>> Start Extracted data

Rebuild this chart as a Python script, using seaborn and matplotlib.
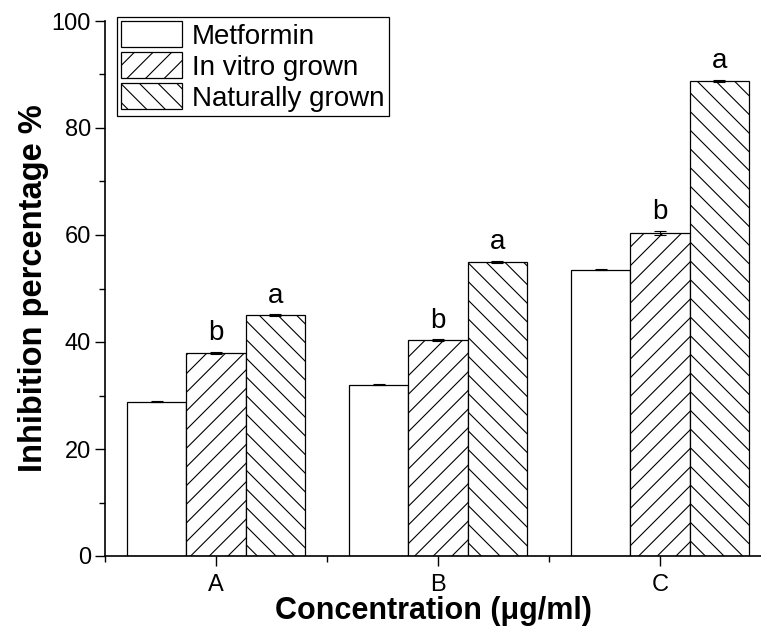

>> End Extracted data
>> Start Extracted data

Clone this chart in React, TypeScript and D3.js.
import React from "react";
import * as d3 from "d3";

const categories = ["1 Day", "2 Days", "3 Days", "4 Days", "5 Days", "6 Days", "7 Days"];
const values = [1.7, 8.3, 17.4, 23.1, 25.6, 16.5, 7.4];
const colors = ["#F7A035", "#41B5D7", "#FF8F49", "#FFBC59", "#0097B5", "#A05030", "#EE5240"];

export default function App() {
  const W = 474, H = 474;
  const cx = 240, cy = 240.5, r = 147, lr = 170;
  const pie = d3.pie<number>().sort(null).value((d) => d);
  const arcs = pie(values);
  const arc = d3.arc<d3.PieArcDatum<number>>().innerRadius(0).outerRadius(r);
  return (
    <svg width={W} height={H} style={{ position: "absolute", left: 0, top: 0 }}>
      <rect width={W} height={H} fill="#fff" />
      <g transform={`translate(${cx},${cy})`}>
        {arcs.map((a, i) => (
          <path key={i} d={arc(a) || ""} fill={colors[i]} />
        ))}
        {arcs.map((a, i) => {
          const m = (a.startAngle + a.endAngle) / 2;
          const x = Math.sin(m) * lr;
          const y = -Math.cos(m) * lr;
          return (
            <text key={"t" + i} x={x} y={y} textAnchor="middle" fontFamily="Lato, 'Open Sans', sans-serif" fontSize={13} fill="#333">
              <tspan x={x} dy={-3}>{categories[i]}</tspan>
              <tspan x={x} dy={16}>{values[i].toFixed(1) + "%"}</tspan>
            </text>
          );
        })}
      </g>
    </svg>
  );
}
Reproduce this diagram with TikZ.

>> End Extracted data
>> Start Extracted data

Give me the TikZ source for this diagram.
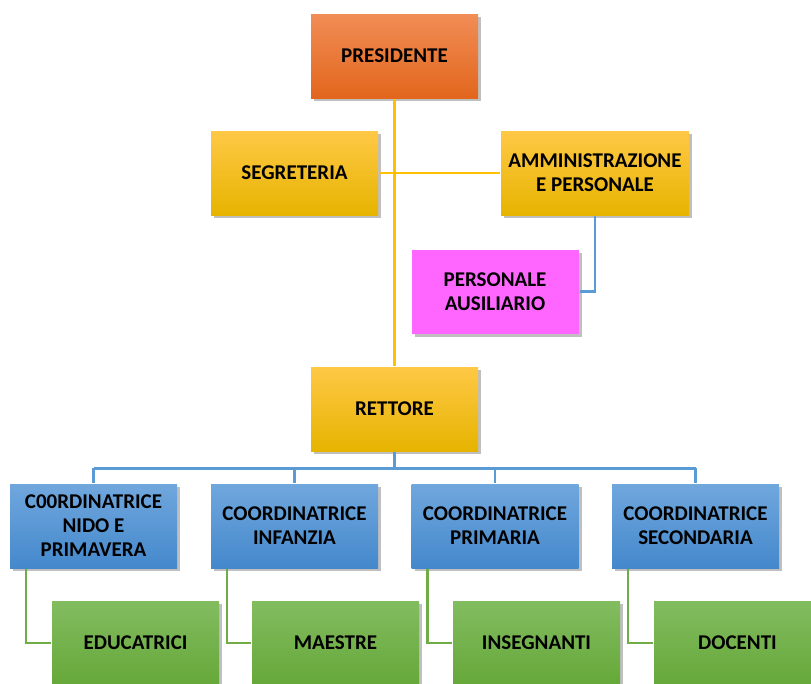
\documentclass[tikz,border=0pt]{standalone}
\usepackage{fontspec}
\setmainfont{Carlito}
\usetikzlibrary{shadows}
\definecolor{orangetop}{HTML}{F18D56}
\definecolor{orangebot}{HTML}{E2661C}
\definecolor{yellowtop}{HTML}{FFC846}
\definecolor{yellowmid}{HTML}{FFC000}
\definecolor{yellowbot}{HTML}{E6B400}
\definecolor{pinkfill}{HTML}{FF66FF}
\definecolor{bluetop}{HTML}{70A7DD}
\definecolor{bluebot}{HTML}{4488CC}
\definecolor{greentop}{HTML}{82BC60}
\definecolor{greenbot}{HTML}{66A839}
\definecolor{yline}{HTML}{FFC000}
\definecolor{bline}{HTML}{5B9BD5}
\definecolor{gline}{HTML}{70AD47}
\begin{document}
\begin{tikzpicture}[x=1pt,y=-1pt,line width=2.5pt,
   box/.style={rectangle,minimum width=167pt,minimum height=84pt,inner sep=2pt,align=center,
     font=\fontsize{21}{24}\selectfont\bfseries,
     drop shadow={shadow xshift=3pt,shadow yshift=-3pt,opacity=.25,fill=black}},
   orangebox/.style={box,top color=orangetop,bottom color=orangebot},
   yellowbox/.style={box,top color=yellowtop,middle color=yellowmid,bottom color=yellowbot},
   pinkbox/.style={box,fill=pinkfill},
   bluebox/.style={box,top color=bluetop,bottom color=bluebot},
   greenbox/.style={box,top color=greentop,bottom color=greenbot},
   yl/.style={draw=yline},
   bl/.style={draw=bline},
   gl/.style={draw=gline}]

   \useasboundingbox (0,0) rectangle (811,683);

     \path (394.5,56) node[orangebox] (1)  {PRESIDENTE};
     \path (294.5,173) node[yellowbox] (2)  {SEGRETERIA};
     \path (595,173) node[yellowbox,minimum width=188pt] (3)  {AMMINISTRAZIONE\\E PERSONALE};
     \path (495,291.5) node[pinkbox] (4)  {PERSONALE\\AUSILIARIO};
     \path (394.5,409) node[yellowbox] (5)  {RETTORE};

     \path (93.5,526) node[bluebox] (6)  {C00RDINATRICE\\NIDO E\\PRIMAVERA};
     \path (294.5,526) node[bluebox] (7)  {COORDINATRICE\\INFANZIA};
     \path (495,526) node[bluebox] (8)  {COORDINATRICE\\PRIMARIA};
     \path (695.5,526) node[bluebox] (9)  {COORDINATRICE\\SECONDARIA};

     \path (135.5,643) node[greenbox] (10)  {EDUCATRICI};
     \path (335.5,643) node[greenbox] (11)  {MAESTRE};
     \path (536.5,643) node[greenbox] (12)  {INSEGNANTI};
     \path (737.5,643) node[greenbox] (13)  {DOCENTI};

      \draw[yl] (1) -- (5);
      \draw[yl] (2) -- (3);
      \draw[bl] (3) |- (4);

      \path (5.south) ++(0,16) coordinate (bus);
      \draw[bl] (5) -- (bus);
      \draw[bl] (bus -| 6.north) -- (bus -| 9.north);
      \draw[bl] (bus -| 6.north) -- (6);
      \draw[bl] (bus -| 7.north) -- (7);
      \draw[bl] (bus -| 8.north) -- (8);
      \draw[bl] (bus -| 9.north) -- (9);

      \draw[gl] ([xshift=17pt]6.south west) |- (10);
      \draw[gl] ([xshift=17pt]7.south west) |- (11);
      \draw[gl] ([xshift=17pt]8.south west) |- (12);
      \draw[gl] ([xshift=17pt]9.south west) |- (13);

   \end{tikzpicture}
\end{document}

>> End Extracted data

Exercise goal:
Return, unchanged, the run of lines above that opens with the line containing "Clone this chart" and closes with the line containing "import * as". Include both.

Task response:
Clone this chart in React, TypeScript and D3.js.
import React from "react";
import * as d3 from "d3";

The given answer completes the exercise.